Band Canker Affecting Younger Almonds

Band Canker Affecting Younger Almonds

January 24, 2018

Almond Band Canker Becoming a Big Problem

By Patrick Cavanaugh, Farm News Director

Brent Holtz is a UC cooperative extension Pomology Farm Advisor for San Joaquin County. He recently told California Ag Today about how the fungus band canker on almonds is becoming more prevalent in the San Joaquin Valley.

“I've seen a lot more band canker, which is caused by a pathogenic fungus, Botryosphaeria dothidea, and we're seeing it on young orchards, especially in in San Joaquin county," said Holtz.  "We've seen that a lot out in the delta and we've seen it in eastern San Joaquin county where the soils tend to be a little heavier, maybe old dairy ground and richer and we don't really know why."

“We're seeing so much more, but it's a fungus that infects usually the trunk or the main scaffolds, and we call it band canker because sap balls will come out at the site of the infection and create a band that circles around the trunk or the scaffold,” Holtz explained. “That's why we call it band canker.”

It's starting to show up in the orchards that have not been shaken yet, as a wound needs to happen before the infection sets in.

“We think it's showing up in a lot of orchards before we start shaking the trees and usually in most cankers, we would have to have a wound that would have to happen first before the infection would take place either through a wound or a wound from shaking the tree,” Holtz said.

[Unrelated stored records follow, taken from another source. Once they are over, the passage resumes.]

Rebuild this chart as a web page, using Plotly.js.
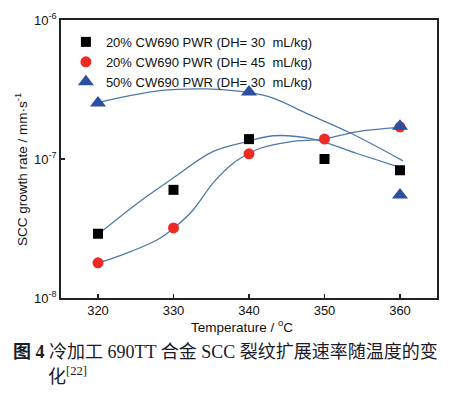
<!DOCTYPE html>
<html>
<head>
<meta charset="utf-8">
<script src="https://cdn.plot.ly/plotly-3.0.1.min.js"></script>
<style>html,body{margin:0;padding:0;background:#fff;}#chart{width:461px;height:393px;}</style>
</head>
<body>
<div id="chart"></div>
<script>
// Measured points
const temps = [320, 330, 340, 350, 360];
const cw20_dh30 = [2.9e-8, 6.0e-8, 1.39e-7, 1.0e-7, 8.3e-8];
const cw20_dh45 = [1.79e-8, 3.19e-8, 1.09e-7, 1.39e-7, 1.70e-7];
const cw50_temps = [320, 340, 360, 360];
const cw50_dh30 = [2.53e-7, 3.03e-7, 1.72e-7, 5.5e-8];

// Fitted trend curves
const fitSqT = [320, 325.5, 329.9, 335.2, 339.9, 343.2, 348.5, 354.2, 360.4];
const fitSqV = [2.87e-8, 4.93e-8, 7.26e-8, 1.13e-7, 1.34e-7, 1.47e-7, 1.39e-7, 1.10e-7, 8.57e-8];
const fitCiT = [320, 323.8, 328.2, 330.0, 332.6, 335.2, 337.9, 339.9, 341.4, 345.4, 349.9, 354.2, 360];
const fitCiV = [1.78e-8, 2.10e-8, 2.69e-8, 3.17e-8, 4.30e-8, 6.68e-8, 9.31e-8, 1.09e-7, 1.19e-7, 1.33e-7, 1.39e-7, 1.57e-7, 1.69e-7];
const fitTrT = [320.2, 328.2, 334.4, 339.9, 343.2, 347.6, 353.3, 360.4];
const fitTrV = [2.56e-7, 3.10e-7, 3.19e-7, 3.01e-7, 2.74e-7, 2.13e-7, 1.55e-7, 9.7e-8];

const legendNames = [
  '20% CW690 PWR (DH= 30  mL/kg)',
  '20% CW690 PWR (DH= 45  mL/kg)',
  '50% CW690 PWR (DH= 30  mL/kg)'
];
const xTicks = [320, 330, 340, 350, 360];
const yTicks = [1e-8, 1e-7, 1e-6];
const yTickText = ['10<sup>-8</sup>', '10<sup>-7</sup>', '10<sup>-6</sup>'];
const xTitle = 'Temperature / <sup>o</sup>C';
const yTitle = 'SCC growth rate / mm·s<sup>-1</sup>';
const captionLine1 = '<b>图 4</b> 冷加工 690TT 合金 SCC 裂纹扩展速率随温度的变';
const captionLine2 = '化<sup>[22]</sup>';

const lineColor = '#5079a8';
const fitStyle = {color: lineColor, width: 1.3, shape: 'spline', smoothing: 1};

const traces = [
  {x: fitSqT, y: fitSqV, mode: 'lines', line: fitStyle, showlegend: false, hoverinfo: 'skip'},
  {x: fitCiT, y: fitCiV, mode: 'lines', line: fitStyle, showlegend: false, hoverinfo: 'skip'},
  {x: fitTrT, y: fitTrV, mode: 'lines', line: fitStyle, showlegend: false, hoverinfo: 'skip'},
  {x: temps, y: cw20_dh30, mode: 'markers', name: legendNames[0],
   marker: {symbol: 'square', size: 10, color: '#000000'}},
  {x: temps, y: cw20_dh45, mode: 'markers', name: legendNames[1],
   marker: {symbol: 'circle', size: 11, color: '#ee2a24'}},
  {x: cw50_temps, y: cw50_dh30, mode: 'markers', name: legendNames[2],
   marker: {symbol: 'triangle-up', size: 14, color: '#2d4fa0'}}
];

const font = {family: 'Liberation Sans, Arial, sans-serif', size: 13, color: '#111'};
const capFont = {family: 'Liberation Serif, Noto Sans CJK SC, serif', size: 18, color: '#1a1a2a'};

const layout = {
  width: 461, height: 393,
  margin: {l: 61, r: 24, t: 20, b: 95},
  paper_bgcolor: '#fff', plot_bgcolor: '#fff',
  font: font,
  showlegend: true,
  legend: {x: 0.013, y: 0.975, xanchor: 'left', yanchor: 'top', bgcolor: 'rgba(0,0,0,0)',
           font: {family: font.family, size: 13, color: '#111'}, itemwidth: 30, tracegroupgap: 0},
  xaxis: {
    range: [315.1, 364.9], tickvals: xTicks, ticks: 'inside', ticklen: 4, tickwidth: 1.5,
    tickcolor: '#222', showline: true, linecolor: '#222', linewidth: 1.8, mirror: true,
    showgrid: false, zeroline: false, tickfont: {size: 13}
  },
  yaxis: {
    type: 'log', range: [-8, -6], tickvals: yTicks, ticktext: yTickText,
    ticks: 'inside', ticklen: 4, tickwidth: 1.5, tickcolor: '#222',
    showline: true, linecolor: '#222', linewidth: 1.8, mirror: true,
    showgrid: false, zeroline: false, tickfont: {size: 13}
  },
  annotations: [
    {xref: 'paper', yref: 'paper', x: (241.5 - 61) / 376, y: (298 - 326) / 278,
     xanchor: 'center', yanchor: 'middle', text: xTitle, showarrow: false, font: {size: 13.5}},
    {xref: 'paper', yref: 'paper', x: (21 - 61) / 376, y: (298 - 170) / 278,
     xanchor: 'center', yanchor: 'middle', textangle: -90, text: yTitle, showarrow: false, font: {size: 13.5}},
    {xref: 'paper', yref: 'paper', x: -0.133, y: -0.194, xanchor: 'left', yanchor: 'middle',
     text: captionLine1, showarrow: false, font: capFont},
    {xref: 'paper', yref: 'paper', x: -0.041, y: -0.277, xanchor: 'left', yanchor: 'middle',
     text: captionLine2, showarrow: false, font: capFont}
  ]
};

Plotly.newPlot('chart', traces, layout, {displayModeBar: false, staticPlot: true});
</script>
</body>
</html>
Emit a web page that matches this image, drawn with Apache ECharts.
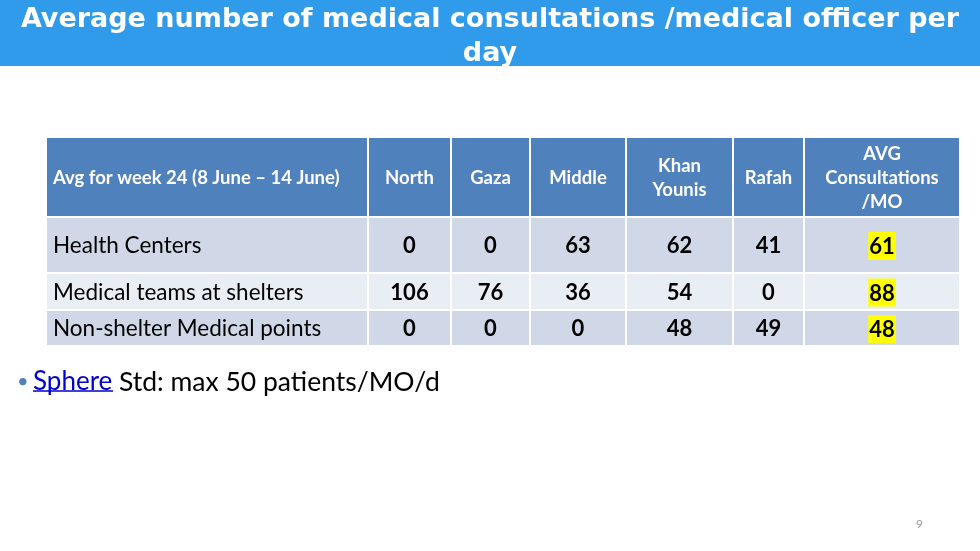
<!DOCTYPE html>
<html>
<head>
<meta charset="utf-8">
<script src="https://cdn.jsdelivr.net/npm/echarts@6/dist/echarts.min.js"></script>
<style>
  html, body { margin: 0; padding: 0; background: #fff; }
  #main { width: 980px; height: 551px; }
</style>
</head>
<body>
<div id="main"></div>
<script>
// table content
var cornerLabel = 'Avg for week 24 (8 June \u2013 14 June)';
var regions = ['North', 'Gaza', 'Middle', 'Khan\nYounis', 'Rafah'];
var avgHeader = 'AVG\nConsultations\n/MO';
var facilityTypes = ['Health Centers', 'Medical teams at shelters', 'Non-shelter Medical points'];
var healthCenters = [0, 0, 63, 62, 41];
var shelterTeams = [106, 76, 36, 54, 0];
var nonShelterPoints = [0, 0, 0, 48, 49];
var avgPerMO = [61, 88, 48];

// layout of the table (pixels, only used as proportions)
var colWidths = [322, 83, 79, 96, 107, 71, 156];
var rowHeights = [80, 56, 37, 36];
var rowColors = ['#4F81BD', '#D0D8E8', '#E9EDF4', '#D0D8E8'];

function edges(list) {
    var total = list.reduce(function (a, b) { return a + b; }, 0);
    var out = [0], acc = 0;
    list.forEach(function (v) { acc += v; out.push(acc / total); });
    return out;
}
var colEdges = edges(colWidths);
var rowEdges = edges(rowHeights);

// cells: [col, row, text]
var cells = [];
cells.push([0, 0, cornerLabel]);
regions.forEach(function (r, i) { cells.push([i + 1, 0, r]); });
cells.push([6, 0, avgHeader]);
[healthCenters, shelterTeams, nonShelterPoints].forEach(function (vals, r) {
    cells.push([0, r + 1, facilityTypes[r]]);
    vals.forEach(function (v, i) { cells.push([i + 1, r + 1, String(v)]); });
    cells.push([6, r + 1, String(avgPerMO[r])]);
});

var font = 'Lato, "Noto Sans", sans-serif';

function renderCell(params, api) {
    var c = api.value(0), r = api.value(1);
    var txt = cells[params.dataIndex][2];
    var p0 = api.coord([colEdges[c], rowEdges[r]]);
    var p1 = api.coord([colEdges[c + 1], rowEdges[r + 1]]);
    var x = p0[0], y = p0[1], w = p1[0] - p0[0], h = p1[1] - p0[1];
    var isHeader = r === 0;
    var textStyle = {
        text: txt,
        x: c === 0 ? x + 7 : x + w / 2,
        y: y + h / 2 + 1,
        align: c === 0 ? 'left' : 'center',
        verticalAlign: 'middle',
        fill: isHeader ? '#fff' : '#000',
        fontFamily: font,
        fontSize: isHeader ? 18.5 : (c === 0 ? 22.5 : 22),
        fontWeight: (isHeader || c > 0) ? 'bold' : 'normal',
        lineHeight: 24
    };
    if (!isHeader && c === 6) {
        textStyle.text = '{h|' + txt + '}';
        textStyle.rich = {
            h: {
                backgroundColor: '#FFFF00',
                padding: [4, 1, 2, 1],
                fontFamily: font,
                fontSize: 22,
                fontWeight: 'bold',
                color: '#000'
            }
        };
    }
    return {
        type: 'group',
        children: [{
            type: 'rect',
            shape: { x: x, y: y, width: w, height: h },
            style: { fill: rowColors[r], stroke: '#fff', lineWidth: 2 }
        }, {
            type: 'text',
            style: textStyle
        }]
    };
}

var myChart = echarts.init(document.getElementById('main'));
var option = {
    backgroundColor: '#fff',
    animation: false,
    title: {
        text: 'Average number of medical consultations /medical officer per\nday',
        left: 'center',
        top: -2,
        textStyle: {
            color: '#fff',
            fontFamily: '"DejaVu Sans", sans-serif',
            fontSize: 27,
            fontWeight: 'bold',
            lineHeight: 34
        }
    },
    graphic: [{
        type: 'rect',
        z: -1,
        shape: { x: 0, y: 0, width: 980, height: 66 },
        style: { fill: '#2F9BEA' }
    }, {
        type: 'text',
        style: { text: '\u2022', x: 17, y: 382, verticalAlign: 'middle', fill: '#4F81BD', fontSize: 20, fontFamily: font }
    }, {
        type: 'text',
        style: { text: 'Sphere', x: 33, y: 382, verticalAlign: 'middle', fill: '#0000CC', fontSize: 26, fontFamily: font }
    }, {
        type: 'text',
        style: { text: 'Std: max 50 patients/MO/d', x: 119, y: 382, verticalAlign: 'middle', fill: '#000', fontSize: 26.5, fontFamily: font }
    }, {
        type: 'line',
        shape: { x1: 33, y1: 391, x2: 113, y2: 391 },
        style: { stroke: '#0000CC', lineWidth: 1.5 }
    }, {
        type: 'text',
        style: { text: '9', x: 916, y: 518, fill: '#999', fontSize: 12, fontFamily: font }
    }],
    grid: { left: 46, top: 137, right: 20, bottom: 205 },
    xAxis: { type: 'value', min: 0, max: 1, show: false },
    yAxis: { type: 'value', min: 0, max: 1, inverse: true, show: false },
    series: [{
        type: 'custom',
        renderItem: renderCell,
        encode: { x: 0, y: 1 },
        data: cells.map(function (d) { return [d[0], d[1]]; })
    }]
};
myChart.setOption(option);
</script>
</body>
</html>
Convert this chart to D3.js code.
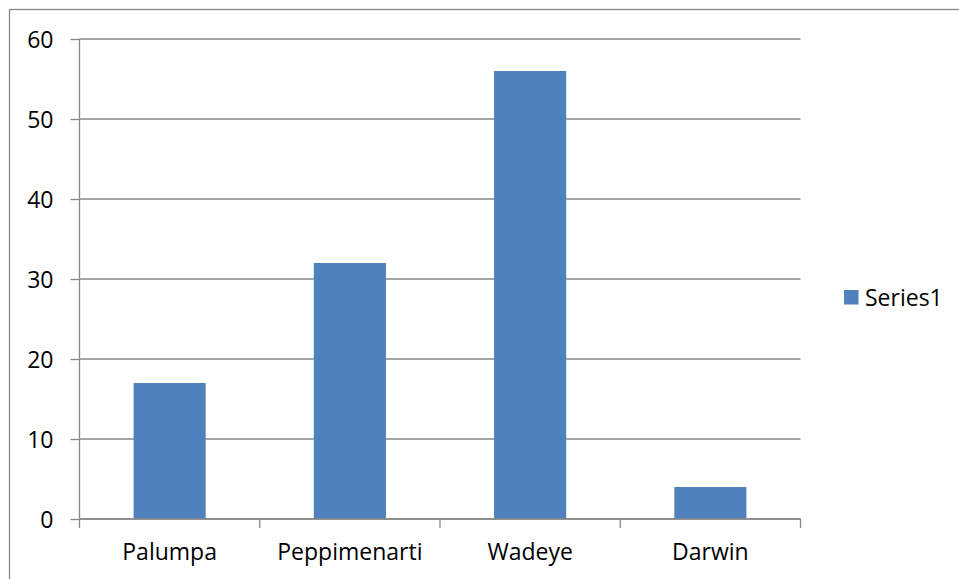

"Some of these orchards with symptoms tend to be trees that are growing very vigorously, and we suspect maybe that they're growing so fast, growth cracks are created that the fungus may have got in and caused the infection."

Trees with band canker on the trunk may not survive. And band cankered scaffolds have to be removed, which affects the tree’s architecture and will reduce yields.

There is evidence that micro sprinklers hitting the trunk could also increase the start of an infection.

“It seems to be showing up a little higher concentration where it was on a micro sprinkler irrigation system, where the sprinkler was actually hitting the trunk,” Holtz said. “We don't seem to see it as much in orchards with a drip irrigation, so we are advising growers to consider drip or to put a splitter in their micro sprinklers so it can avoid wetting the trunk repeatedly with each irrigation."